After simplifying the equation I come to : $x^2 + kx + (k-3) = 0$
From the question i know to use the discriminant ($b^2 -4ac$) and I know that the discriminant of the function must be greater than zero for two real solutions, however i am unsure as how to have the roots to be of opposite signs.
Nevertheless I continued to simplify the inequality
and i came to: $k^2 – 4k + 12$ is greater than zero.
from this step i am unable to factorise and thus i am unable to solve the inequality.
I would appreciate any guidance as to how to get the roots to be of different signs and how to solve the ineqaulity.

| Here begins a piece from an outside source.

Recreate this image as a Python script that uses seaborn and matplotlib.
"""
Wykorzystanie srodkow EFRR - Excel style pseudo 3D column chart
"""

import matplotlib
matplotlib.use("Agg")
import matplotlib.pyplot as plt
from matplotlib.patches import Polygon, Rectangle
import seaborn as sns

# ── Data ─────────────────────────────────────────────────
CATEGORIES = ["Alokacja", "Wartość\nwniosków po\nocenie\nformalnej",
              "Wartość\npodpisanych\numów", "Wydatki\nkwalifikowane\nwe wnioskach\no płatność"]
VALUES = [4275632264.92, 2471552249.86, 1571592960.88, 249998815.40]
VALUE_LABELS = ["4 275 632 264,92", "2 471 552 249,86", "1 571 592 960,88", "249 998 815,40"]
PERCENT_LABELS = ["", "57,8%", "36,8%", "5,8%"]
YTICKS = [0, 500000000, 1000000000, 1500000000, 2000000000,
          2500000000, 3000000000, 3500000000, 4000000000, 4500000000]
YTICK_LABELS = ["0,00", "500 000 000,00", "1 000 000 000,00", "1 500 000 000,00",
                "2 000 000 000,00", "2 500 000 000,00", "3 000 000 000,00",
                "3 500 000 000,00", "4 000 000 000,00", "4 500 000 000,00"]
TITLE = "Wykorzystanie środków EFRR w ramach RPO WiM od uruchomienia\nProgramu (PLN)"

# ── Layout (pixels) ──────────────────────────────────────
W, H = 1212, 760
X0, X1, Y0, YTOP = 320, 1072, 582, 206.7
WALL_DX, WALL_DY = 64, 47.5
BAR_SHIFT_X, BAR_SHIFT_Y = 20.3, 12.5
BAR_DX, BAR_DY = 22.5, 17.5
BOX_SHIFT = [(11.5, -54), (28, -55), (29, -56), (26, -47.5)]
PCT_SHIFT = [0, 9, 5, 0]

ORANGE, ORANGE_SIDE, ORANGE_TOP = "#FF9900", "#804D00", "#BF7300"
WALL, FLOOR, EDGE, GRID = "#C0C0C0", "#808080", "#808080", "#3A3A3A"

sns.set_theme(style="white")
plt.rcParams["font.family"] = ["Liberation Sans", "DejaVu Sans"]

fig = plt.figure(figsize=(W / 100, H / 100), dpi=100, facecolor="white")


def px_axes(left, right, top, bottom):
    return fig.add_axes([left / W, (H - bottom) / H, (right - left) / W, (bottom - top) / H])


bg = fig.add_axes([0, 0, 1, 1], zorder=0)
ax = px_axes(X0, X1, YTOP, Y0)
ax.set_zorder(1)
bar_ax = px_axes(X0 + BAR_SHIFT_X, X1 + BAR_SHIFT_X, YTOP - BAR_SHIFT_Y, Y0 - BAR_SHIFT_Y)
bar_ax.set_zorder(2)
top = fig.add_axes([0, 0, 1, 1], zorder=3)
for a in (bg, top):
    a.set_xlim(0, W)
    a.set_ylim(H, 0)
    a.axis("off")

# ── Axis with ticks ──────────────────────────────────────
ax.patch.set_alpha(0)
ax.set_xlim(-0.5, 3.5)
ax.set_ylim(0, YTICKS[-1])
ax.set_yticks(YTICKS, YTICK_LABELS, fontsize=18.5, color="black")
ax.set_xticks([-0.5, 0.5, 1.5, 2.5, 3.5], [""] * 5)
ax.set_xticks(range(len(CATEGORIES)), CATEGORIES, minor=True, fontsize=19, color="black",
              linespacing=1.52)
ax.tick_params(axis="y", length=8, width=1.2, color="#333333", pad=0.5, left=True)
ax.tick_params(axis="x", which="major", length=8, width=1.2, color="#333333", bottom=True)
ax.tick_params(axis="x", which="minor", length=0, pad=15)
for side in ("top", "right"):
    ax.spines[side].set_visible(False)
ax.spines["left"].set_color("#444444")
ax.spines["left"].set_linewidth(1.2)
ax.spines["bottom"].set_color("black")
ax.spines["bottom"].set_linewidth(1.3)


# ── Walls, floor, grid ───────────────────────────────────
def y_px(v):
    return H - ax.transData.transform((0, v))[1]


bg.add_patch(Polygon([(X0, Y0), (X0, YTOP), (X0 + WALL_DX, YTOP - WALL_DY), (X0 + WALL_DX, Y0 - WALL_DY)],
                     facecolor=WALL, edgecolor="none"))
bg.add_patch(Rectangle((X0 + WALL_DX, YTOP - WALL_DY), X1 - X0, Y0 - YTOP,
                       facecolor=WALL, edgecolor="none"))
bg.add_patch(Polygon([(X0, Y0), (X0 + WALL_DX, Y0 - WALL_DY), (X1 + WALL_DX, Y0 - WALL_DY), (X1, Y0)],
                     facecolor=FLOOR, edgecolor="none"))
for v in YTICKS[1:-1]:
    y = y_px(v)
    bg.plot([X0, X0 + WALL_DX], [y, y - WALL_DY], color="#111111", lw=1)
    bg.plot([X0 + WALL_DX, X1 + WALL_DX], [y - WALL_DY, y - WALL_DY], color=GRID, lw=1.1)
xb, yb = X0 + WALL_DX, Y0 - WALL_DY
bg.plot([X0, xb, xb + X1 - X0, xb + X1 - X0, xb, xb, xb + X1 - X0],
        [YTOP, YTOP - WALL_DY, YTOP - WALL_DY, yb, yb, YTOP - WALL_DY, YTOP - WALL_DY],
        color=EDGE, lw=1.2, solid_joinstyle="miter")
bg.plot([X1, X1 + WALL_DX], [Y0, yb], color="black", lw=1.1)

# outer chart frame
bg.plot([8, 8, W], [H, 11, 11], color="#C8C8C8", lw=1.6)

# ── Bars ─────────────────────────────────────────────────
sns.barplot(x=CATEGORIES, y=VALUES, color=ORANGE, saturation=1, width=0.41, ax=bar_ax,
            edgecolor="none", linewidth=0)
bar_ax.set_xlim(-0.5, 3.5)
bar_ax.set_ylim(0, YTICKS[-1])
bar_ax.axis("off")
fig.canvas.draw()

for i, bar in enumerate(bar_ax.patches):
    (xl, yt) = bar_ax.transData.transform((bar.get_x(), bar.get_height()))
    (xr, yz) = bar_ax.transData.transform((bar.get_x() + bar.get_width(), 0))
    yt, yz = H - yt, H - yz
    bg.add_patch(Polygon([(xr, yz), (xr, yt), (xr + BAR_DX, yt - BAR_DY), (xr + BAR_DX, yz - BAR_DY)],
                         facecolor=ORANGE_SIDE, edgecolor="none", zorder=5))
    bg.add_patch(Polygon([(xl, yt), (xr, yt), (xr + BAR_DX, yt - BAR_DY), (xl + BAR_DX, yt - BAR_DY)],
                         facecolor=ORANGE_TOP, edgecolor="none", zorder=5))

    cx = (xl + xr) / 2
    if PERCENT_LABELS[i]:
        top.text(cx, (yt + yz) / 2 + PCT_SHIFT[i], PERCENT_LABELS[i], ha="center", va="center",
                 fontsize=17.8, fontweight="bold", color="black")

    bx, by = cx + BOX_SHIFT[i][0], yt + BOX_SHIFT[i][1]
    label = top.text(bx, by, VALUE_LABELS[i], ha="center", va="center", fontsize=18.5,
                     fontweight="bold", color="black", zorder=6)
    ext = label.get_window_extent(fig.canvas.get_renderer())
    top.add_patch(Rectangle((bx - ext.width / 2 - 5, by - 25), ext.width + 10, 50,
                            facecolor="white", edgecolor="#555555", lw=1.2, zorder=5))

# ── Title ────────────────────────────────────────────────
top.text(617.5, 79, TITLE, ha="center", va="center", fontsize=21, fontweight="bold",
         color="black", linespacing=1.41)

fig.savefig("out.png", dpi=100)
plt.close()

The answer according to the memo is that $k<3$.
Best Answer
The discriminant of the equation $x^2+kx+(k-3)=0$ is $k^2-4k+12=(k-2)^2+8$, which is positive, so the roots of the equation are both real, for any choice of $k$.
Let the roots be $r_1$ and $r_2$. Writing $x^2+kx+(k-3)=(x-r_1)(x-r_2)$ and expanding, we see the product of the roots is $k-3$. We want this product to be negative, i.e. $k<3$.